**DATA SEGMENT:**
** Start **

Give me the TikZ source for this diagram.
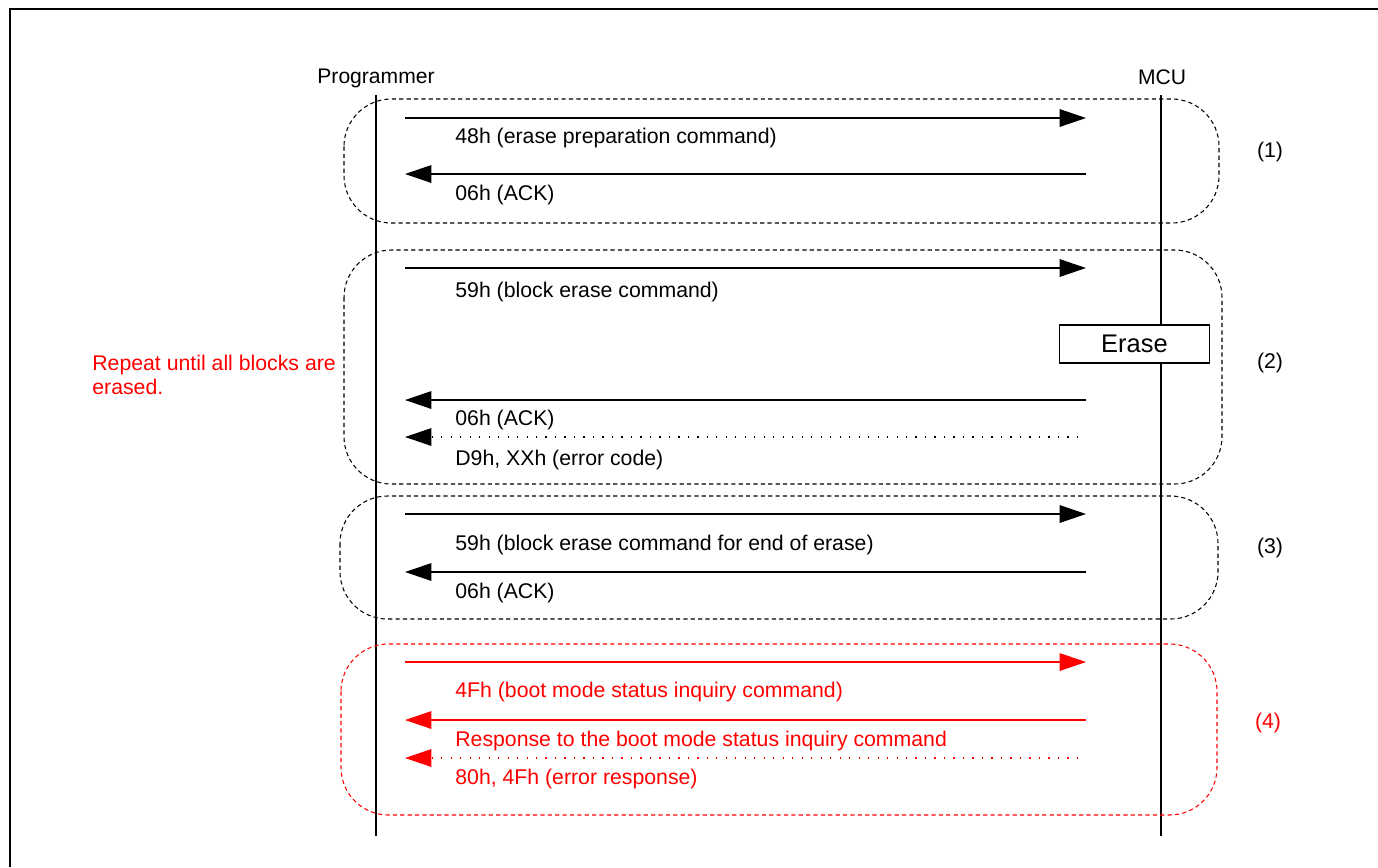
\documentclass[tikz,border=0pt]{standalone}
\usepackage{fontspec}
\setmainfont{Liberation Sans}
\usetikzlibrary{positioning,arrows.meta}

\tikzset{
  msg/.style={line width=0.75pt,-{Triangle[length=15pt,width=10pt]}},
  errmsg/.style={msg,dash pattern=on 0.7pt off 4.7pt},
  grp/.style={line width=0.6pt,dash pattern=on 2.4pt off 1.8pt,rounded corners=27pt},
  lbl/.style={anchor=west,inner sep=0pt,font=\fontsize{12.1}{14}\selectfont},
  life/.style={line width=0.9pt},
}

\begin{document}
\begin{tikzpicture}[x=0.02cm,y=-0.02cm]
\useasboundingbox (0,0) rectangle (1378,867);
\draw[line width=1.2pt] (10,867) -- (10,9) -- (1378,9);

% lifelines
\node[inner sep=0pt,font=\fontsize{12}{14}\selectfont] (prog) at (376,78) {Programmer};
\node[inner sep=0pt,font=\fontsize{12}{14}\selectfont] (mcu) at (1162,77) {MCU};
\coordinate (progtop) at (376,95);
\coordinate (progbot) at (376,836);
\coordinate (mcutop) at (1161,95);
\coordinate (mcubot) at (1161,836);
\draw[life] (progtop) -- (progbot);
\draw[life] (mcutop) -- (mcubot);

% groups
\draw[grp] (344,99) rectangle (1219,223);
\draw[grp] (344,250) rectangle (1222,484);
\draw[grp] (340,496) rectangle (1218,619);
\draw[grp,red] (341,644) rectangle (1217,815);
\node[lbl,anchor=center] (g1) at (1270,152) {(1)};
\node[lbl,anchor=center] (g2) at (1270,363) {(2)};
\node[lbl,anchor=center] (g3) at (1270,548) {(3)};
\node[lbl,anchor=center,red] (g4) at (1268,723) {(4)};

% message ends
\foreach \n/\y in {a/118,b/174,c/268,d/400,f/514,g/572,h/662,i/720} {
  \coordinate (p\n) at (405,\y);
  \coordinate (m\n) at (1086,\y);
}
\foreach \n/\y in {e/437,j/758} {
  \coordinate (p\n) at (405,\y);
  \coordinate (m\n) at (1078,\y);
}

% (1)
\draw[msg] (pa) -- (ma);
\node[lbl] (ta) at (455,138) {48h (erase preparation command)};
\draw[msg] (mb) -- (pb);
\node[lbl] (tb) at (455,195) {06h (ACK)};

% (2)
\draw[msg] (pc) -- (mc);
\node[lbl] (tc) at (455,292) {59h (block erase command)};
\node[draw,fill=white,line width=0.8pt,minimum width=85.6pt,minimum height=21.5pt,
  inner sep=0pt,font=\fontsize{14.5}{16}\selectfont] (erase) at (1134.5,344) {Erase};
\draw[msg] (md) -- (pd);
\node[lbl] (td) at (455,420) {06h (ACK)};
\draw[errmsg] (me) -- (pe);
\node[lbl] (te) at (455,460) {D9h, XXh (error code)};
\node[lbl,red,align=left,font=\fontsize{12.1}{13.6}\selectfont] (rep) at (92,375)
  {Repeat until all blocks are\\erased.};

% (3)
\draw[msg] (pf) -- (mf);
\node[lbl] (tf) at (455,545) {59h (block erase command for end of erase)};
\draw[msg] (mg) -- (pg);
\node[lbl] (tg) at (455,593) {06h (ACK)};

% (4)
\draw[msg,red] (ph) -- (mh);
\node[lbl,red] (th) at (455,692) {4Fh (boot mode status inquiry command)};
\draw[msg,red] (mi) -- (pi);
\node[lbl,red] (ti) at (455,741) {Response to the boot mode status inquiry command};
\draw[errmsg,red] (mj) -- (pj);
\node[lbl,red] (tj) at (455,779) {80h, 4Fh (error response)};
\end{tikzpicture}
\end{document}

** End **

Set down again, exactly, the lines of the material above from its first line to the one with "(tb) at (455,195)", inclusive. Leave the pictures out.

Give me the TikZ source for this diagram.
\documentclass[tikz,border=0pt]{standalone}
\usepackage{fontspec}
\setmainfont{Liberation Sans}
\usetikzlibrary{positioning,arrows.meta}

\tikzset{
  msg/.style={line width=0.75pt,-{Triangle[length=15pt,width=10pt]}},
  errmsg/.style={msg,dash pattern=on 0.7pt off 4.7pt},
  grp/.style={line width=0.6pt,dash pattern=on 2.4pt off 1.8pt,rounded corners=27pt},
  lbl/.style={anchor=west,inner sep=0pt,font=\fontsize{12.1}{14}\selectfont},
  life/.style={line width=0.9pt},
}

\begin{document}
\begin{tikzpicture}[x=0.02cm,y=-0.02cm]
\useasboundingbox (0,0) rectangle (1378,867);
\draw[line width=1.2pt] (10,867) -- (10,9) -- (1378,9);

% lifelines
\node[inner sep=0pt,font=\fontsize{12}{14}\selectfont] (prog) at (376,78) {Programmer};
\node[inner sep=0pt,font=\fontsize{12}{14}\selectfont] (mcu) at (1162,77) {MCU};
\coordinate (progtop) at (376,95);
\coordinate (progbot) at (376,836);
\coordinate (mcutop) at (1161,95);
\coordinate (mcubot) at (1161,836);
\draw[life] (progtop) -- (progbot);
\draw[life] (mcutop) -- (mcubot);

% groups
\draw[grp] (344,99) rectangle (1219,223);
\draw[grp] (344,250) rectangle (1222,484);
\draw[grp] (340,496) rectangle (1218,619);
\draw[grp,red] (341,644) rectangle (1217,815);
\node[lbl,anchor=center] (g1) at (1270,152) {(1)};
\node[lbl,anchor=center] (g2) at (1270,363) {(2)};
\node[lbl,anchor=center] (g3) at (1270,548) {(3)};
\node[lbl,anchor=center,red] (g4) at (1268,723) {(4)};

% message ends
\foreach \n/\y in {a/118,b/174,c/268,d/400,f/514,g/572,h/662,i/720} {
  \coordinate (p\n) at (405,\y);
  \coordinate (m\n) at (1086,\y);
}
\foreach \n/\y in {e/437,j/758} {
  \coordinate (p\n) at (405,\y);
  \coordinate (m\n) at (1078,\y);
}

% (1)
\draw[msg] (pa) -- (ma);
\node[lbl] (ta) at (455,138) {48h (erase preparation command)};
\draw[msg] (mb) -- (pb);
\node[lbl] (tb) at (455,195) {06h (ACK)};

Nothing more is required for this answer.